Trying my hand at OkCupid again, I came across another girl who was into Scott Pilgrim. So I ran my pickup line to her again and after a little bit of back and forth I discovered that she was also at Comic Con the same weekend that I was, and at the Otakon I was at a few months before that. In fact, she loved going to those cons and couldn’t wait to go to them again.

This was someone I could actually share my fandom with. 

All of it.


After learning that Scott had attended a few of the same cons I did, I became very excited. We talked for hours about Scott Pilgrim, video games, and anime. It turned out our anime fandom was what truly bonded us together. 

In the beginning, conventions were a way for us to spend a long weekend together. I had been living in PA and he was living in NJ, so there was a bit of a distance. Conventions were my excuse to spend more than two days a week being with him, and for us to really share our love of anime together. He introduced me to a few of his anime blogging friends and from there I’ve even made some close friendships with members of the blogging community.

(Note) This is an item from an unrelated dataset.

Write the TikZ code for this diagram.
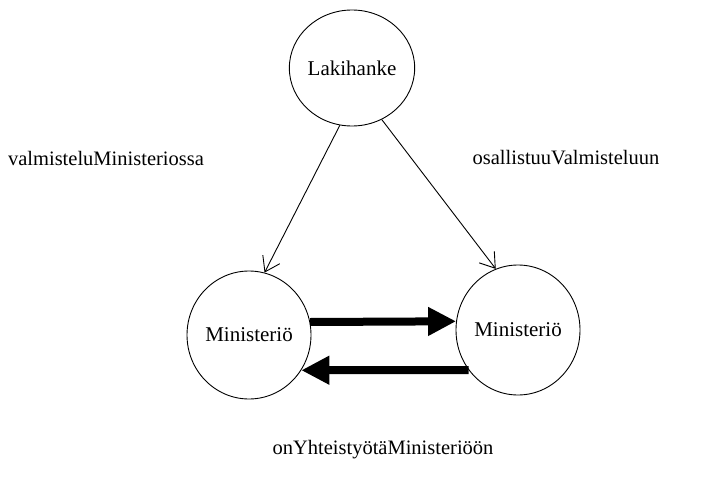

About a year and a half into our relationship, Scott asked me to move in with him. I packed up my things, left Pennsylvania, and became a New Jersey resident. One of the first things I did upon arriving was putting his anime girl figures and mine together in a shelf. And then a week later, we were once again driving down to Baltimore together to share a weekend of Otakon. 

As time went on I got used to seeing Scott every day, but when convention time comes around I am still excited to be able to spend a weekend together and enjoy our fandom. Even as I write this, I’m looking at my calendar and getting excited about all the conventions that are coming up. 

Conventions have been our biggest connection to each other and the fandom we share, and I don’t see us giving that up any time soon.  We fell in love through fandom and our fandom gives us a great way to share our love together.